摘要:
动量方法由于能够改善SGD(stochastic gradient descent)的收敛性能而倍受机器学习研究者的关注.随着其在深度学习的成功应用,动量方法出现了众多形式的变体.特别地,产生了SUM(stochastic unified momentum)和QHM(quasi-hyperbolic momentum)两种统一框架.但是,即使是对非光滑凸优化问题,其最优平均收敛性的获得仍然存在着固定迭代步数和无约束等不合理限制.为此,提出了一种更一般的含三参数的统一化动量方法TPUM(triple-parameters unified momentum),能够同时包含SUM和QHM;其次,针对约束的非光滑凸优化问题,在采取时变步长的条件下,证明了所提出的TPUM具有最优的平均收敛速率,并将其推广到随机情况,从而保证了添加动量不会影响标准梯度下降法的收敛性能以及动量方法对机器学习问题的可应用性.典型的L1范数约束hinge损失函数优化问题实验验证了理论分析的正确性.
Abstract:
Momentum methods have been receiving much attention in machine learning community due to being able to improve the performance of SGD. With the successful application in deep learning, various kinds of formulations for momentum methods have been presented. In particular, two unified frameworks SUM (stochastic unified momentum) and QHM (quasi-hyperbolic momentum) were proposed. Unfortunately, even for nonsmooth convex problems, there still exist several unreasonable limitations such as assuming the performed number of iterations to be predefined and restricting the optimization problems to be unconstrained in deriving the optimal average convergence.
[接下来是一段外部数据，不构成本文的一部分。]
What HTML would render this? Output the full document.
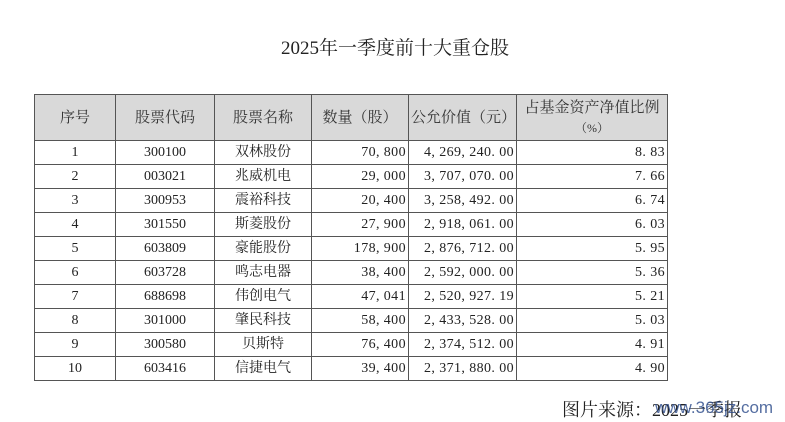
<!DOCTYPE html>
<html><head><meta charset="utf-8"><style>
body{margin:0;width:785px;height:422px;background:#fff;position:relative;overflow:hidden;font-family:"Liberation Serif","Noto Serif CJK SC",serif;color:#222}
.title{position:absolute;left:0;width:790px;top:33px;text-align:center;font-size:19px}
table{position:absolute;left:34px;top:94px;border-collapse:collapse;font-size:14px;table-layout:fixed;width:633px}
td,th{border:1px solid #555;padding:0 2px;height:23px;line-height:23px;overflow:hidden;white-space:nowrap}
th{background:#d9d9d9;font-weight:normal;height:45px;line-height:20px;font-size:15px;color:#333}
td.c{text-align:center}td.r{text-align:right;letter-spacing:0.4px}
.src{position:absolute;left:562px;top:396px;font-size:18px}
.wm{position:absolute;left:655px;top:398px;font-size:17px;color:#2b4a8a;opacity:.8;font-family:"Liberation Sans",sans-serif}
</style></head><body>
<div class="title">2025年一季度前十大重仓股</div>
<table>
<colgroup><col style="width:81px"><col style="width:99px"><col style="width:97px"><col style="width:97px"><col style="width:108px"><col style="width:151px"></colgroup>
<tr><th>序号</th><th>股票代码</th><th>股票名称</th><th>数量（股）</th><th>公允价值（元）</th><th>占基金资产净值比例<br><span style="font-size:12px">（%）</span></th></tr>
<tr><td class="c">1</td><td class="c">300100</td><td class="c">双林股份</td><td class="r">70, 800</td><td class="r">4, 269, 240. 00</td><td class="r">8. 83</td></tr>
<tr><td class="c">2</td><td class="c">003021</td><td class="c">兆威机电</td><td class="r">29, 000</td><td class="r">3, 707, 070. 00</td><td class="r">7. 66</td></tr>
<tr><td class="c">3</td><td class="c">300953</td><td class="c">震裕科技</td><td class="r">20, 400</td><td class="r">3, 258, 492. 00</td><td class="r">6. 74</td></tr>
<tr><td class="c">4</td><td class="c">301550</td><td class="c">斯菱股份</td><td class="r">27, 900</td><td class="r">2, 918, 061. 00</td><td class="r">6. 03</td></tr>
<tr><td class="c">5</td><td class="c">603809</td><td class="c">豪能股份</td><td class="r">178, 900</td><td class="r">2, 876, 712. 00</td><td class="r">5. 95</td></tr>
<tr><td class="c">6</td><td class="c">603728</td><td class="c">鸣志电器</td><td class="r">38, 400</td><td class="r">2, 592, 000. 00</td><td class="r">5. 36</td></tr>
<tr><td class="c">7</td><td class="c">688698</td><td class="c">伟创电气</td><td class="r">47, 041</td><td class="r">2, 520, 927. 19</td><td class="r">5. 21</td></tr>
<tr><td class="c">8</td><td class="c">301000</td><td class="c">肇民科技</td><td class="r">58, 400</td><td class="r">2, 433, 528. 00</td><td class="r">5. 03</td></tr>
<tr><td class="c">9</td><td class="c">300580</td><td class="c">贝斯特</td><td class="r">76, 400</td><td class="r">2, 374, 512. 00</td><td class="r">4. 91</td></tr>
<tr><td class="c">10</td><td class="c">603416</td><td class="c">信捷电气</td><td class="r">39, 400</td><td class="r">2, 371, 880. 00</td><td class="r">4. 90</td></tr>
</table>
<div class="src">图片来源：2025一季报</div>
<div class="wm">www.365jz.com</div>
</body></html>
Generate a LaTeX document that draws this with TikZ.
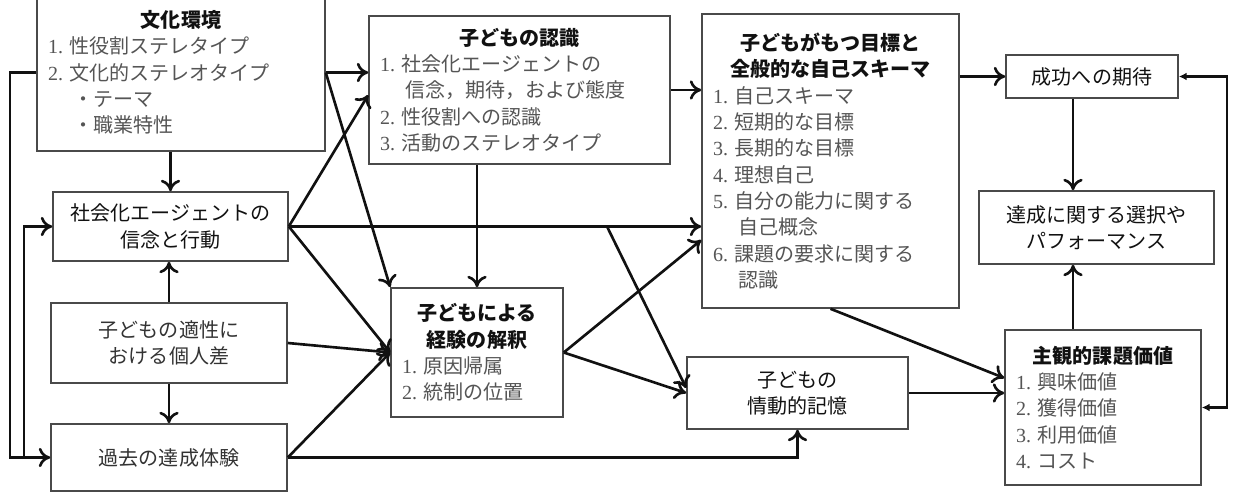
\documentclass[tikz,border=0pt]{standalone}
\usepackage{fontspec}
\setmainfont{Noto Sans CJK JP}
\newfontfamily\numfont{Liberation Serif}
\usepackage{tikz}
\usetikzlibrary{arrows.meta,positioning}
\definecolor{ink}      {HTML}{111111}
\definecolor{frame}    {HTML}{4A4A4A}
\definecolor{itemgray} {HTML}{555555}
\definecolor{softink}  {HTML}{333333}
\setlength{\parindent}{0pt}
\newcommand{\boxhead}[1]{{\centering\bfseries\color{ink}#1\par}}
\newcommand{\itm}[2]{\par{\color{itemgray}{\numfont #1.}\ #2}}
\newcommand{\itmcont}[1]{\par{\color{itemgray}\hspace*{1.25em}#1}}
\tikzset{
  >={To[length=6.5pt,width=11pt]},
  every node/.style={font=\fontsize{11.4}{15}\selectfont},
  % --- nodes
  box/.style    = {draw=frame, line width=0.9pt, fill=white, inner sep=0pt},
  lstbox/.style = {box, inner xsep=0.22cm},
  lbox/.style   = {box, align=center, text=ink},
  lboxs/.style  = {lbox, text=softink},
  % --- edges
  e/.style      = {->, line width=1.5pt, draw=ink},
  eback/.style  = {{Latex[length=4.5pt,width=4.5pt]}-{Latex[length=4.5pt,width=4.5pt]},
                   line width=1.5pt, draw=ink},
}
\begin{document}
\begin{tikzpicture}[x=0.02cm, y=-0.02cm,
  sz/.style 2 args={minimum width=#1*0.02cm, minimum height=#2*0.02cm},
]
  \useasboundingbox (0,0) rectangle (1234,493);
  % --- boxes with lists
  \node[lstbox, text width=5.32cm, minimum height=157*0.02cm] (cult) at (181,72.5) {%
    \boxhead{文化環境}\itm{1}{性役割ステレタイプ}\itm{2}{文化的ステレオタイプ}%
    \itmcont{・テーマ}\itmcont{・職業特性}};
  \node[lstbox, text width=5.58cm, minimum height=148*0.02cm] (perc) at (519.5,90) {%
    \boxhead{子どもの認識}\itm{1}{社会化エージェントの}\itmcont{信念，期待，および態度}%
    \itm{2}{性役割への認識}\itm{3}{活動のステレオタイプ}};
  \node[lstbox, text width=3.0cm, minimum height=129*0.02cm] (interp) at (477,352.5) {%
    \boxhead{子どもによる\\経験の解釈}\itm{1}{原因帰属}\itm{2}{統制の位置}};
  \node[lstbox, text width=4.7cm, minimum height=294*0.02cm] (goal) at (830.5,161) {%
    \boxhead{子どもがもつ目標と\\全般的な自己スキーマ}\itm{1}{自己スキーマ}%
    \itm{2}{短期的な目標}\itm{3}{長期的な目標}\itm{4}{理想自己}%
    \itm{5}{自分の能力に関する}\itmcont{自己概念}\itm{6}{課題の要求に関する}\itmcont{認識}};
  \node[lstbox, text width=3.48cm, minimum height=155*0.02cm] (val) at (1103,407.5) {%
    \boxhead{主観的課題価値}\itm{1}{興味価値}\itm{2}{獲得価値}\itm{3}{利用価値}\itm{4}{コスト}};
  % --- plain boxes
  \node[lbox, sz={235}{69}] (soc) at (170.5,226.5) {社会化エージェントの\\信念と行動};
  \node[lboxs, sz={236}{80}] (apt) at (169,343) {子どもの適性に\\おける個人差};
  \node[lboxs, sz={236}{67}] (past) at (169,457.5) {過去の達成体験};
  \node[lbox, sz={221}{72}] (mem) at (797.5,393) {子どもの\\情動的記憶};
  \node[lbox, sz={172}{43}] (expt) at (1092,76.5) {成功への期待};
  \node[lbox, sz={235}{73}] (choice) at (1096.5,227.5) {達成に関する選択や\\パフォーマンス};

  \coordinate (railL) at (10,0);
  \coordinate (railM) at (24,0);
  \coordinate (railR) at (1227,0);
  \coordinate (colx) at (1073,0);
  \coordinate (fork) at (607,226.5);

  % --- left side
  \draw[e] (cult.west) -- (cult.west -| railL) -- (past.west -| railL) -- (past.west);
  \draw[e] (past.west -| railM) -- (soc.west -| railM) -- (soc.west);
  \draw[e] (soc.north |- cult.south) -- (soc.north);
  \draw[e] (apt.north) -- (apt.north |- soc.south);
  \draw[e] (apt.south) -- (apt.south |- past.north);
  % --- into the middle
  \draw[e] (cult.east) -- (cult.east -| perc.west);
  \draw[e] (cult.east) -- (interp.north west);
  \draw[e] (soc.east) -- ([yshift=-0.1cm]perc.west);
  \draw[e] (soc.east) -- (soc.east -| goal.west);
  \draw[e] (soc.east) -- (interp.west);
  \draw[e] (fork) -- ([yshift=0.1cm]mem.west);
  \draw[e] (apt.east) -- (interp.west);
  \draw[e] (past.east) -- (interp.west);
  \draw[e] (past.east) -| (mem.south);
  \draw[e] (interp.north |- perc.south) -- (interp.north);
  \draw[e] (perc.east) -- (perc.east -| goal.west);
  \draw[e] (interp.east) -- ([yshift=-1.58cm]goal.west);
  \draw[e] (interp.east) -- (mem.west);
  % --- right side
  \draw[e] (expt.west -| goal.east) -- (expt.west);
  \draw[e] (goal.south) -- ([yshift=0.59cm]val.west);
  \draw[e] (mem.east) -- (mem.east -| val.west);
  \draw[e] (expt.south -| colx) -- (choice.north -| colx);
  \draw[e] (val.north -| colx) -- (choice.south -| colx);
  \draw[eback] (expt.east) -- (expt.east -| railR) -- (val.east -| railR) -- (val.east);
\end{tikzpicture}
\end{document}
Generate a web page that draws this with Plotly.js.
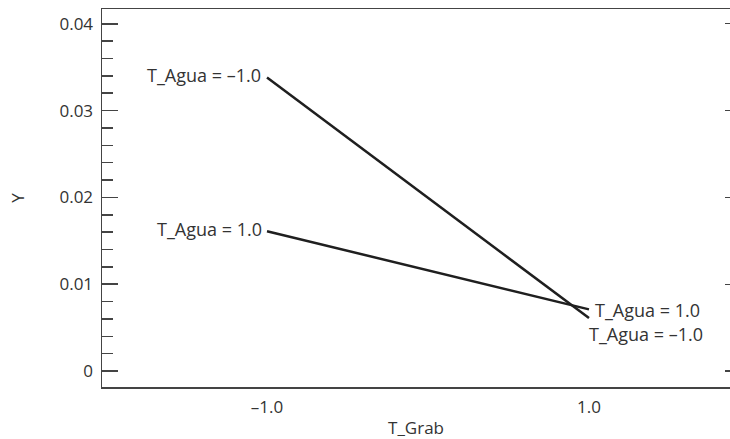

In this paper, we present a more general framework for momentum methods with three parameters named TPUM (triple-parameters unified momentum), which includes SUM and QHM as specific examples. Then for constrained nonsmooth convex optimization problems, under the circumstances of using time-varying step size, we prove that TPUM has optimal average convergence. This indicates that adding the momentum will not affect the convergence of SGD and it provides a theoretical guarantee for applicability of momentum methods in machine learning problems. The experiments on L1-ball constrained hinge loss problems verify the correctness of theoretical analysis.